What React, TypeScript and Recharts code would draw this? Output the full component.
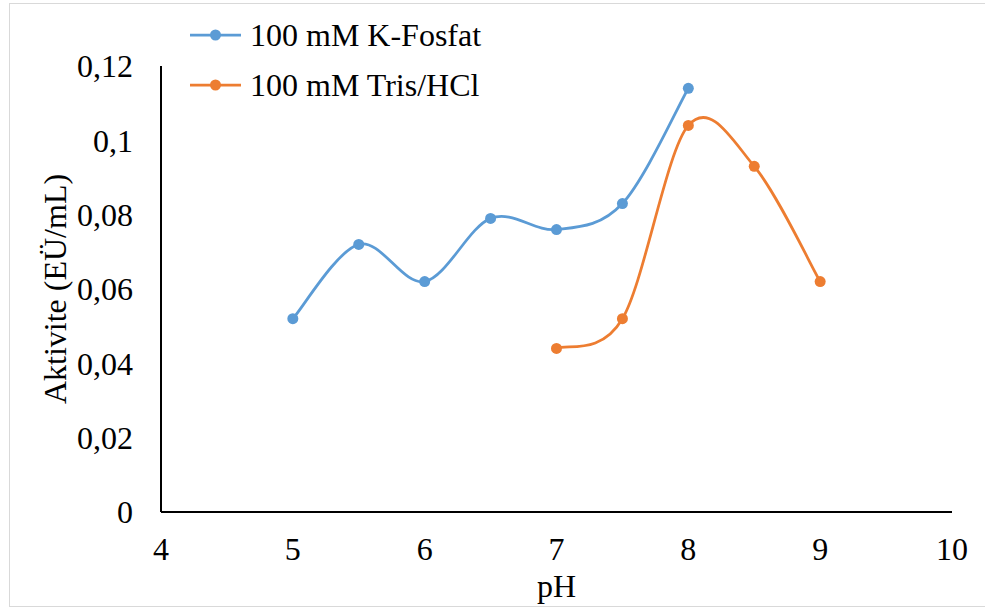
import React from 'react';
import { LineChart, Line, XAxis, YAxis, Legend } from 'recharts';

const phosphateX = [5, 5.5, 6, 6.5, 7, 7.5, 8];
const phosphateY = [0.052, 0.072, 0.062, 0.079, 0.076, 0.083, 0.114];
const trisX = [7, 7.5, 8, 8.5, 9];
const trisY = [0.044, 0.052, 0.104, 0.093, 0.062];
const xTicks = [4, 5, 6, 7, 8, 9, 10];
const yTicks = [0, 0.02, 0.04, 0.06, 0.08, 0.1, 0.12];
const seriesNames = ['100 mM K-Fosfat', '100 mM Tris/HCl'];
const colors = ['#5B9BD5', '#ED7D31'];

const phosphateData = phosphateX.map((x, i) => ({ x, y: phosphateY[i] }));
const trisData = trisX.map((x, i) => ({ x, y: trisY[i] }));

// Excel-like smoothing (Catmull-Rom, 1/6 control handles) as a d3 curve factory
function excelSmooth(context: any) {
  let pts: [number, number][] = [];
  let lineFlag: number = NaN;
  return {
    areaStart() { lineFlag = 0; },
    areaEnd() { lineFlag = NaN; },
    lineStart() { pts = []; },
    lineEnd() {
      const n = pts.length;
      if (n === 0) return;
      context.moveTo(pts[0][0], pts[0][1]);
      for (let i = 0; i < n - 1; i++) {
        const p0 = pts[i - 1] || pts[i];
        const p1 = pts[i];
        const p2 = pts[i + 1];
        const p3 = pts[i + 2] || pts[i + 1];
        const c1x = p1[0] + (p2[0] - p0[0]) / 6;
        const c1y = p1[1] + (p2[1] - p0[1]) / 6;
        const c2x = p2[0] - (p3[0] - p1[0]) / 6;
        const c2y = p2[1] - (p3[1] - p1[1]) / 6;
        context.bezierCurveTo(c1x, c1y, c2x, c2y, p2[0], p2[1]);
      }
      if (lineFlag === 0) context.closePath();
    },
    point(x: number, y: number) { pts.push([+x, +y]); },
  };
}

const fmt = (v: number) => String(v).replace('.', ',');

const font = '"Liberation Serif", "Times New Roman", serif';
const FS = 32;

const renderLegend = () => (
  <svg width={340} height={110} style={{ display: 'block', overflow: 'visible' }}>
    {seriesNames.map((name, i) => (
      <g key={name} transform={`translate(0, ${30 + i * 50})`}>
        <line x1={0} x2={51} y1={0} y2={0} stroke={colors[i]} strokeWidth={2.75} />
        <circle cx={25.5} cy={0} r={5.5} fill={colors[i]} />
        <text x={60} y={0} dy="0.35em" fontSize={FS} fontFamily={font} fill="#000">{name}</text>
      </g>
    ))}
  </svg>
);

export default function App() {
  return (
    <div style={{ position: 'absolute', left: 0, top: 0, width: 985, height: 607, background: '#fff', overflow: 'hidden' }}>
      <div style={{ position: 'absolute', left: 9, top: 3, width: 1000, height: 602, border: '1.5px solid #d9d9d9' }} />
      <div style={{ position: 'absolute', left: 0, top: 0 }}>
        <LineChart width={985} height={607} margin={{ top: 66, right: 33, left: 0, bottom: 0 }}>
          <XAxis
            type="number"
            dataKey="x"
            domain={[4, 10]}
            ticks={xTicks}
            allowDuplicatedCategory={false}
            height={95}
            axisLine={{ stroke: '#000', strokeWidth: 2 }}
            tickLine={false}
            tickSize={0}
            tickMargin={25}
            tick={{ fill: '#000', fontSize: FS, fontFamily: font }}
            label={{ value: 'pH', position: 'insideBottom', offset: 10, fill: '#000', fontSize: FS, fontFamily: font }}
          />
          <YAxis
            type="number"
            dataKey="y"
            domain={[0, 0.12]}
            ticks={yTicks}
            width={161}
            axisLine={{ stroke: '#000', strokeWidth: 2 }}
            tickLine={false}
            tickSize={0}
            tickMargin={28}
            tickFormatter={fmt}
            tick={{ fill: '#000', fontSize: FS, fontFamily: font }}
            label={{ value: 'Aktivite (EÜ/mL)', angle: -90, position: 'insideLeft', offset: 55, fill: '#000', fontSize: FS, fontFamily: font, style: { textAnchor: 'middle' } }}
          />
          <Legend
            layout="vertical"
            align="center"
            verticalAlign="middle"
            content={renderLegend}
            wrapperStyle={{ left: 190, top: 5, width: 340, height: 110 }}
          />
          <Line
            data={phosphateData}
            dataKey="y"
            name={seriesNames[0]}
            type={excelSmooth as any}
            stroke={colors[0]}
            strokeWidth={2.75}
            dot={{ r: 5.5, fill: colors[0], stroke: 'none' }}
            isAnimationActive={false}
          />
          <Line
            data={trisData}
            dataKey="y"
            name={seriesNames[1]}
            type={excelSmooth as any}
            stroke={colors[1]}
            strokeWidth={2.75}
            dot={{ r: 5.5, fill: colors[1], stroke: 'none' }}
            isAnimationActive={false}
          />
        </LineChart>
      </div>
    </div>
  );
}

--

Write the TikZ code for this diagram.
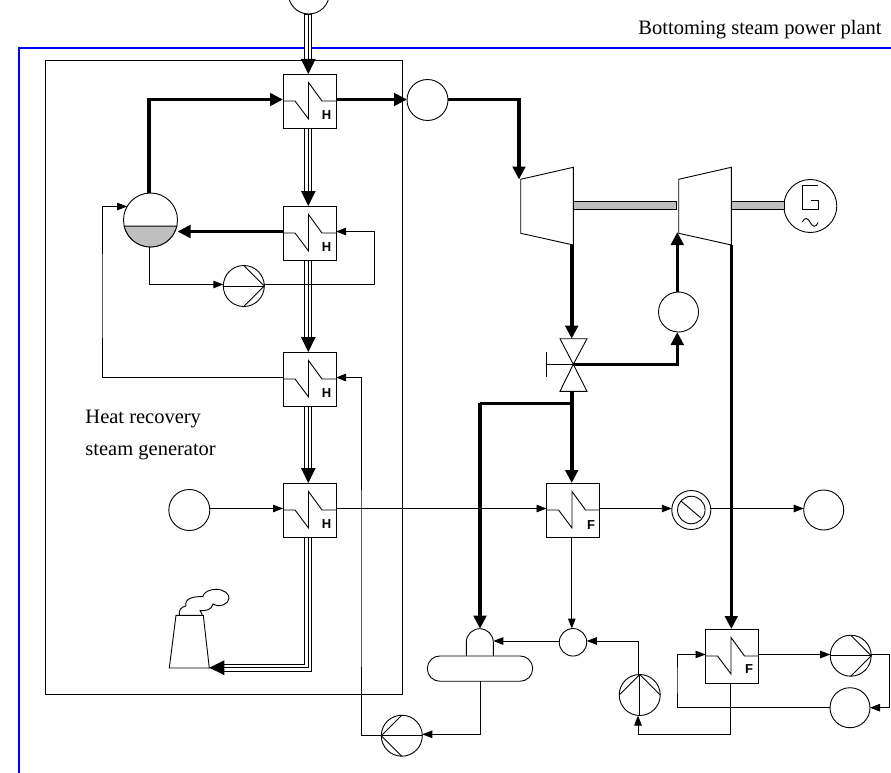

▸ What the task requires
Above are some records; quote exactly and only the lines that begin at the line containing "What React, TypeScript" and stop after the line containing "const trisData = trisX.map((x, i)", leaving out the pictures.

▸ Exercise solution
What React, TypeScript and Recharts code would draw this? Output the full component.
import React from 'react';
import { LineChart, Line, XAxis, YAxis, Legend } from 'recharts';

const phosphateX = [5, 5.5, 6, 6.5, 7, 7.5, 8];
const phosphateY = [0.052, 0.072, 0.062, 0.079, 0.076, 0.083, 0.114];
const trisX = [7, 7.5, 8, 8.5, 9];
const trisY = [0.044, 0.052, 0.104, 0.093, 0.062];
const xTicks = [4, 5, 6, 7, 8, 9, 10];
const yTicks = [0, 0.02, 0.04, 0.06, 0.08, 0.1, 0.12];
const seriesNames = ['100 mM K-Fosfat', '100 mM Tris/HCl'];
const colors = ['#5B9BD5', '#ED7D31'];

const phosphateData = phosphateX.map((x, i) => ({ x, y: phosphateY[i] }));
const trisData = trisX.map((x, i) => ({ x, y: trisY[i] }));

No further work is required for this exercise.